Eziğim, Var mı Diyeceği Olan

Acar Külyutmaz iyi çocuktu
Önce biraz saftı sonra bozuldu
Televizyon patladı karıştı hatlar
Zavallıya da olanlar oldu


Doksanlarda çocuk olmakla ilgili yazılar, videolar dolanıyor ortalıkta. Bir çoğu yabancı bana onların, birçoğunu sadece isim olarak biliyorum o şarkıların, çizgi filmlerin, televizyon programlarının... Hatta bilmediğim fark edilince garip garip bakıldığı oldu zaman zaman yüzüme. Oysa öyle bakanlar doksanlarda sadece TRT izleme imkanına sahip olmanın ne demek olduğunu bilmiyorlardı. Benim için doksanların liste başı pop şarkıları sadece Müzik Pınarı'nda rastladığımda bilinir olurlardı. Okul çıkışında yürümem gereken bir saatlik yolun bitiminde son dakikalarını izleyebildiğim ve baş tarafını bir yerde karşılaşırsam komşunun okula gitmeyen oğlundan öğrendiğim bir çizgi film vardı robotların arabaya yahut arabaların robotlara dönüşüp savaştığı, hala "Transformers mıydı o yoksa?" diye düşündüğüm. Her gün merakla aptal kutusunun başına geçtiğim bir okul sonu eğlencesiydi Acar Külyutmaz benim için.

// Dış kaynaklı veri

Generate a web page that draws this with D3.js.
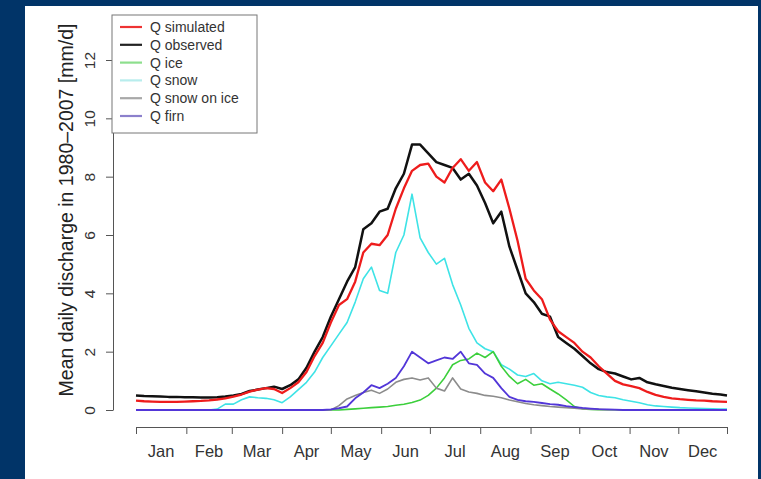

Acar Külyutmaz bir gazetecidir. Şarkıda da dendiği gibi önceleri saftır biraz, ne adı gibi acardır ne soyadı gibi külyutmaz. Günün birinde televizyon patlar, televizyonun parçalarından biri beynine girer. Olanlar olur, Acar gözlerine baktığı kişilerin düşüncelerini okumaya başlar. İşte böyle saçma bir diziydi, zaten çok sürmedi kaldırıldı yayından. Yine de severdim ben onu, arkadaşsız dünyamda tek eğlencemdi o benim. Doksanlarda çocuk olmaktan söz eden çok kişi bilmez ama Acar Külyutmaz'ı, seçenekleri vardı onların. Seçenekleri olmayanların da doksanlarda çocuk olmaktan daha başka şeyleri vardır konuşacak.

Farkındayım, hiç sevmememe rağmen gariban edebiyatı yaptım. Bıktım ama her defasında yüzüme acırcasına bakılmasından.